Sam Hunt's "Take Your Time" lyrics have helped bring one of country music's freshest young artists to success at country radio.

The song fuses Hunt's R&B and soul influences with contemporary country to create an edgy track, and its spoken-word rhythmic elements are particularly challenging — in fact, when Hunt and songwriter Josh Osborne first proposed the song, their co-writer just didn't hear it.

"Sam started doing that talking phrasing thing that's happening in the verse, and I thought it sounded really cool," Osborne tells Taste of Country. "And our co-writer, the third writer just kinda laughed and said, 'Aww, naw, that ain't gonna work, that's too odd. I don't think we should chase that.' And when that other writer left the room, I said to Sam, 'I really like that. I think that's cool.' I don't typically write that kind of thing, but Sam's voice sounded so good doing that, I said, 'Hang on to that, let's write that with Shane [McAnally],' 'cause we'd written some songs with Shane at that point."

Once they got together with McAnally, the song flowed naturally.

"They played me that groove and that rhythm, what he was thinking about doing," McAnally recalls. "It might have caught a lot of people off guard, especially nearly three years ago, when we wrote it. But I love anything that catches me off guard, and I love anything weird, and I thought, 'That's the weirdest thing I've ever heard, so yes, I'm in!'"

The "Take Your Time" lyrics came about from a phrase Osborne already had. "I kinda had a title that I had mentioned to Sam before, which was "Take Your Time." When you hear that phrase, it typically means go slow or whatever, but I said if it was a guy saying to a girl, 'I'm not trying to take your friends away from you, I'm not trying to do this ... I just wanna take your time' — almost like a sales pitch, sort of," he recalls. "So Sam said, 'What if these two ideas were just kinda married together?'"

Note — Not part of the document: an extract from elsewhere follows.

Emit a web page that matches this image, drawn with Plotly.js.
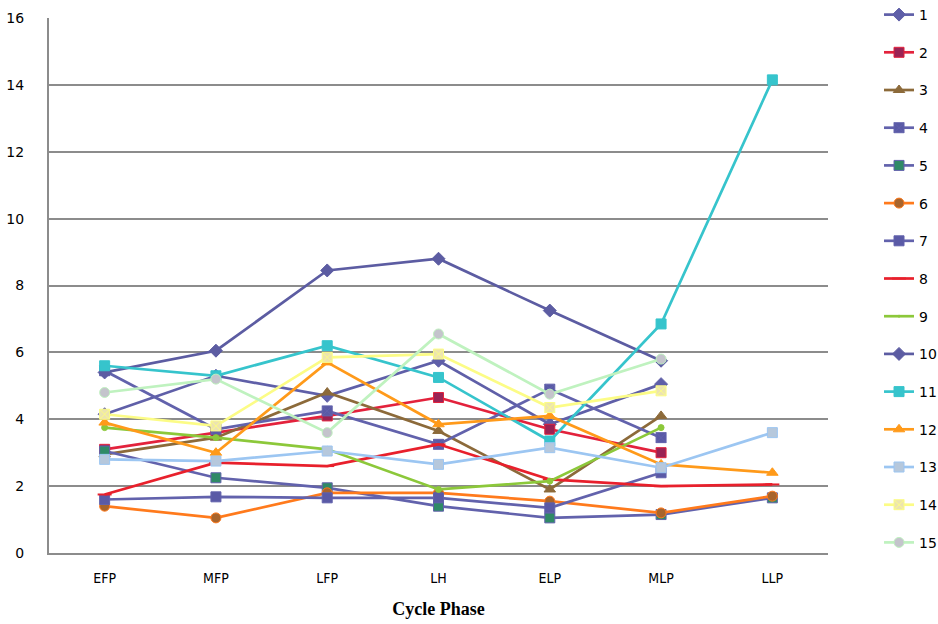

Though the song sounds like it could have been built around a rhythm track, it actually built upward organically from acoustic guitars. Much of McAnally's contribution was in the construction of the track.

"With Sam, songs are always under construction," he explains. "He's always re-writing verses, calling you and trying to make things more real, more him, sound like how he talks. He has a rhythm with the way he speaks that I've never heard. It sounds like singing, and very few people can do it. I don't know anyone else who can do it right now, certainly not in our genre."

The resulting track is very different from anything else that's currently at country radio — so much so, in fact, that it was clear that Hunt would almost have to be the artist who cut it.

I think that was a song that we never, for a second, thought we should pitch it to another artist. That song in particular always felt like a Sam song.

"That was a song we never ended up pitching, because it became a core song of Sam's sound," Osborne says. "That talking thing in the verse, if I tried to play that song in a songwriter's round or something, it would sound ridiculous. I can't do it. He can do it in a way that he's talking, but it still seems very musical and rhythmic, and not everyone can do that. I think that was a song that we never, for a second, thought we should pitch it to another artist. That song in particular always felt like a Sam song."

""Take Your Time" was a real puzzle piece [for the album]," McAnally adds. "When that song was written, it was like, 'Okay, this is a sound. This is what we're looking for. This is how we take what Sam does naturally and create something that will go up against anything at radio, that doesn't sound like anyone on the radio. It's like it's creating its own lane. It's not jarring, it's just really unexpected, and that's a really hard thing to find. I think a lot of artists struggle with defining their lane, something nobody else could do, and I don't think any other artist could do this song."

McAnally produced the demo sessions on the song, and Zach Crowell came in afterward and added his own production elements to complete the recording process. The modified demo is the actual hit single that is currently playing all over country radio.

Such a cutting-edge song could have been a very risky choice for a young artist, but "Take Your Time" has followed "Leave the Night On" to quick success at country radio. Still, there are some traditionalists who decry the track as further proof that contemporary country has gotten too far away from its roots.

"I love traditional country," Osborne says. "It's what I grew upon. I studied traditional country my whole life. I love that music. But everything evolves, and everything changes, and it's so funny to me ... the thing that inflames people is the debate over what is art, and people love to debate what is country, what is not country, what is bro-country. I think any time you're making people talk or making people think, I don't think that's a bad thing."